Homologically maximizing geodesics in conformally flat tori

TL;DR

This paper investigates homologically maximizing timelike geodesics in conformally flat tori, establishing compactness, Lipschitz continuity of time separation, and exploring the properties of the stable time separation function.

Contribution

It introduces a compactness theorem for such geodesics, proves Lipschitz continuity of the time separation, and analyzes the concavity of the stable time separation function.

Findings

Proved a compactness result for homologically maximizing geodesics.

Established Lipschitz continuity of the time separation in the universal cover.
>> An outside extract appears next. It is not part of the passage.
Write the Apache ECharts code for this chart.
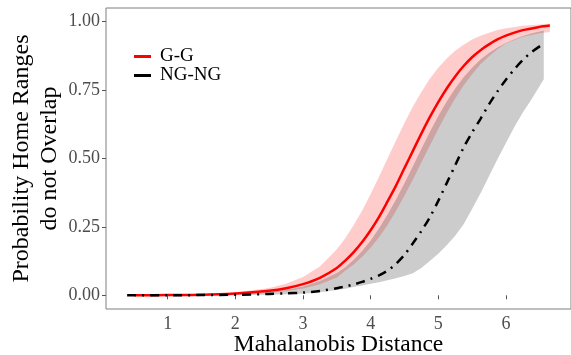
<!DOCTYPE html>
<html>
<head>
<meta charset="utf-8">
<script src="https://cdn.jsdelivr.net/npm/echarts@6/dist/echarts.min.js"></script>
<style>
  html, body { margin: 0; padding: 0; background: #fff; }
  #chart { width: 571px; height: 355px; }
</style>
</head>
<body>
<div id="chart"></div>
<script>
// G-G (red) curve and its ribbon
const xGG = [0.51, 1.0, 1.5, 2.0, 2.5, 2.75, 3.0, 3.25, 3.5, 3.625, 3.75, 3.875, 4.0, 4.125, 4.25, 4.375, 4.5, 4.625, 4.75, 4.875, 5.0, 5.125, 5.25, 5.375, 5.5, 5.625, 5.75, 5.875, 6.0, 6.25, 6.5, 6.65];
const ggMean = [0.000, 0.001, 0.002, 0.007, 0.017, 0.026, 0.041, 0.064, 0.100, 0.127, 0.158, 0.195, 0.238, 0.287, 0.343, 0.401, 0.465, 0.528, 0.591, 0.651, 0.706, 0.756, 0.800, 0.838, 0.870, 0.896, 0.917, 0.935, 0.949, 0.969, 0.981, 0.986];
const ggLower = [0.000, 0.000, 0.001, 0.003, 0.009, 0.015, 0.025, 0.040, 0.065, 0.090, 0.113, 0.141, 0.174, 0.212, 0.257, 0.308, 0.364, 0.423, 0.485, 0.547, 0.608, 0.666, 0.719, 0.767, 0.808, 0.844, 0.874, 0.899, 0.920, 0.945, 0.958, 0.962];
const ggUpper = [0.000, 0.001, 0.004, 0.010, 0.027, 0.042, 0.067, 0.105, 0.168, 0.209, 0.257, 0.310, 0.370, 0.434, 0.500, 0.566, 0.630, 0.690, 0.743, 0.791, 0.832, 0.865, 0.894, 0.916, 0.935, 0.949, 0.960, 0.970, 0.976, 0.985, 0.990, 0.992];

// NG-NG (black dot-dash) curve and its ribbon
const xNG = [0.40, 1.0, 1.5, 2.0, 2.5, 2.75, 3.0, 3.25, 3.5, 3.625, 3.75, 3.875, 4.0, 4.125, 4.25, 4.375, 4.5, 4.625, 4.75, 4.875, 5.0, 5.125, 5.25, 5.375, 5.5, 5.625, 5.75, 5.875, 6.0, 6.125, 6.25, 6.375, 6.56];
const ngMean = [0.000, 0.000, 0.001, 0.002, 0.005, 0.007, 0.010, 0.016, 0.026, 0.032, 0.040, 0.049, 0.060, 0.073, 0.090, 0.115, 0.148, 0.190, 0.235, 0.285, 0.345, 0.410, 0.475, 0.540, 0.595, 0.645, 0.698, 0.745, 0.788, 0.826, 0.860, 0.888, 0.920];
const ngLower = [0.000, 0.000, 0.000, 0.000, 0.002, 0.004, 0.006, 0.011, 0.019, 0.024, 0.030, 0.036, 0.042, 0.048, 0.055, 0.062, 0.071, 0.081, 0.100, 0.125, 0.152, 0.183, 0.218, 0.260, 0.315, 0.373, 0.435, 0.497, 0.557, 0.615, 0.668, 0.715, 0.790];
const ngUpper = [0.000, 0.001, 0.002, 0.005, 0.012, 0.020, 0.032, 0.052, 0.082, 0.103, 0.130, 0.162, 0.200, 0.245, 0.295, 0.350, 0.410, 0.472, 0.535, 0.597, 0.655, 0.708, 0.756, 0.797, 0.832, 0.862, 0.886, 0.906, 0.922, 0.936, 0.948, 0.957, 0.968];

const xTicks = [1, 2, 3, 4, 5, 6];
const yTicks = [0, 0.25, 0.5, 0.75, 1];

const zip = (xs, ys) => xs.map((x, i) => [x, ys[i]]);

const serif = "Liberation Serif";
const chart = echarts.init(document.getElementById("chart"));

// ribbon drawn as one polygon: upper edge left->right, lower edge right->left
const band = (xs, lo, hi, color) => ({
  type: "custom",
  data: [0],
  silent: true,
  z: 1,
  renderItem: (params, api) => {
    const top = xs.map((x, i) => api.coord([x, hi[i]]));
    const bot = xs.map((x, i) => api.coord([x, lo[i]])).reverse();
    return {
      type: "polygon",
      shape: { points: top.concat(bot) },
      style: { fill: color },
    };
  },
});

chart.setOption({
  animation: false,
  grid: {
    left: 106,
    right: 0,
    top: 8,
    bottom: 46,
    outerBoundsMode: "none",
    show: true,
    borderColor: "#7f7f7f",
    borderWidth: 1,
    backgroundColor: "transparent",
  },
  legend: {
    orient: "vertical",
    left: 129,
    top: 42,
    itemWidth: 17,
    itemHeight: 3,
    itemGap: 0,
    textStyle: { fontFamily: serif, fontSize: 19, color: "#000", lineHeight: 19, padding: [0, 0, 0, 4] },
    data: [
      { name: "G-G", icon: "rect", itemStyle: { color: "#ff0000" } },
      { name: "NG-NG", icon: "rect", itemStyle: { color: "#000" } },
    ],
  },
  xAxis: {
    type: "value",
    min: 0.0875,
    max: 6.9625,
    name: "Mahalanobis Distance",
    nameLocation: "middle",
    nameGap: 24,
    nameMoveOverlap: false,
    nameTextStyle: { fontFamily: serif, fontSize: 23.5, color: "#000" },
    axisLine: { show: false },
    splitLine: { show: false },
    axisTick: { show: true, length: 4, customValues: xTicks, lineStyle: { color: "#555" } },
    axisLabel: { customValues: xTicks, fontFamily: serif, fontSize: 18, color: "#4d4d4d", margin: 6 },
  },
  yAxis: {
    type: "value",
    min: -0.05,
    max: 1.05,
    name: "Probability Home Ranges\ndo not Overlap",
    nameLocation: "middle",
    nameGap: 42,
    nameMoveOverlap: false,
    nameTextStyle: { fontFamily: serif, fontSize: 24, color: "#000", lineHeight: 28 },
    axisLine: { show: false },
    splitLine: { show: false },
    axisTick: { show: true, length: 4, customValues: yTicks, lineStyle: { color: "#555" } },
    axisLabel: {
      customValues: yTicks,
      fontFamily: serif,
      fontSize: 18,
      color: "#4d4d4d",
      margin: 6,
      formatter: (v) => v.toFixed(2),
    },
  },
  series: [
    band(xGG, ggLower, ggUpper, "rgba(255,0,0,0.2)"),
    band(xNG, ngLower, ngUpper, "rgba(0,0,0,0.2)"),
    {
      name: "G-G",
      type: "line",
      data: zip(xGG, ggMean),
      symbol: "none",
      smooth: 0.3,
      lineStyle: { color: "#ff0000", width: 2.5 },
      itemStyle: { color: "#ff0000" },
      z: 3,
    },
    {
      name: "NG-NG",
      type: "line",
      data: zip(xNG, ngMean),
      symbol: "none",
      smooth: 0.3,
      lineStyle: { color: "#000", width: 2.5, type: [9, 6, 2, 6] },
      itemStyle: { color: "#000" },
      z: 4,
    },
  ],
});
</script>
</body>
</html>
Linked concavity properties of the stable time separation to geodesic behavior.

Abstract

We study homologically maximizing timelike geodesics in conformally flat tori. A causal geodesic $\gamma$ in such a torus is said to be homologically maximizing if one (hence every) lift of $\gamma$ to the universal cover is arclength maximizing. First we prove a compactness result for homologically maximizing timelike geodesics. This yields the Lipschitz continuity of the time separation of the universal cover on strict sub-cones of the cone of future pointing vectors. Then we introduce the stable time separation $\mathfrak{l}$. As an application we prove relations between the concavity properties of $\mathfrak{l}$ and the qualitative behavior of homologically maximizing geodesics.